A local Moms for Liberty chapter was caught manufacturing a crisis around a book in the Warwick School District. Some are questioning the timing with school board elections around the corner.
A recent Pennsylvania Senate Education Committee hearing on removing “explicit content,” or banning books from schools demonstrated how Moms for Liberty and their supporters are able to manufacture crises that draw the attention of elected officials.
On Tuesday, Republicans in the state Senate invited Warwick School District board member Emily Zimmerman to testify about explicit books in front of the Education Committee, according to LNP, a daily newspaper in Lancaster.
Zimmerman told the committee about an interaction she had with a local high school student who raised concerns about a book. The student said they came across the book in question, “Queer,” while printing out materials in the library, and reported the book at a school board meeting earlier this month in an attempt to have it banned under a school district policy.

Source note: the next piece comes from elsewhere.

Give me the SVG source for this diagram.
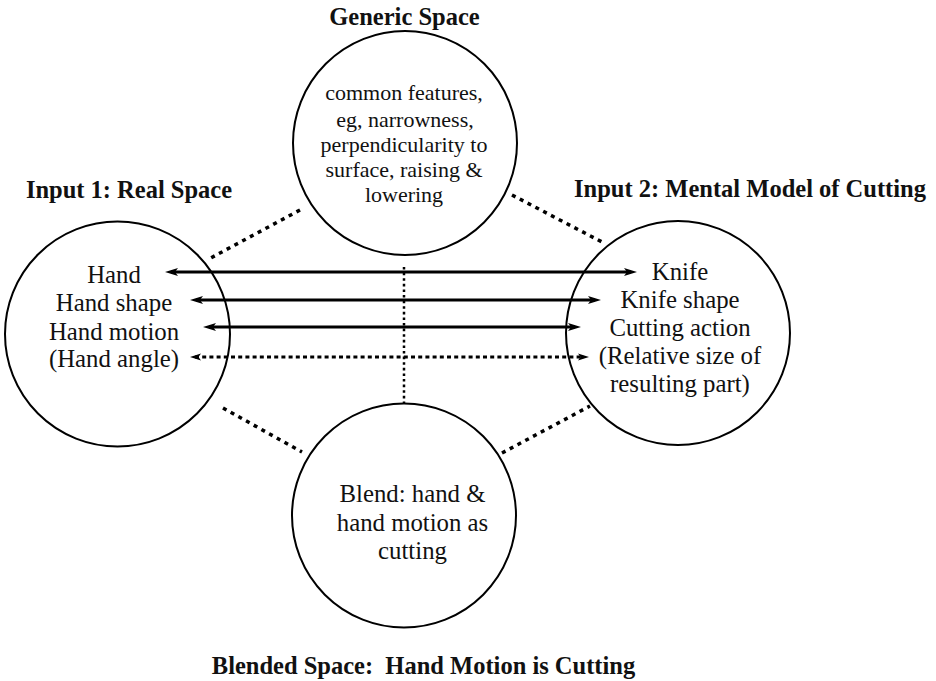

But it turns out the student was the son of the Moms for Liberty Lancaster County chair, raising questions about the true motivation behind the complaint.
According to LNP’s reporting, local residents feel like this is a manufactured issue in the weeks leading up to important school board elections.
“Well the timing is quite strategic,” Shirley Showalter, a Litiz resident, told LNP in an email. “The book was ‘found’ at the last meeting before the election.”
She went on to call it a “manufactured crisis.”
State Sen. Ryan Aument (R-Lancaster), who is pursuing legislation to ban books in public schools, was less than thrilled with the original reporting.
“This represents a new low for @LancasterOnline and crosses a line from journalism to political advocacy, just weeks before a school board election,” Aument posted on X, which used to be known as Twitter.
Organizations such as Moms for Liberty are responsible for pushing book bans across the country. According to PEN America, an organization dedicated to tracking book bans across the country, Pennsylvania ranks fifth in the country in classroom book bans, with 186 books being banned in seven school districts.
State Sen. Amanda Cappelletti (D-Montgomery) and State Rep. Paul Friel (D-Chester) have both introduced legislation to ban book banning.
Cappelletti’s legislation would require local libraries to adopt the American Library Association’s Bill of Rights and develop a written statement that prohibits local libraries from banning books or other materials. Libraries that do not comply would be denied state funding.
Friel’s Freedom to Read Act would create panels composed of teachers, superintendents, librarians, and other teaching professionals to review book bans that are pushed by local school boards or outside organizations.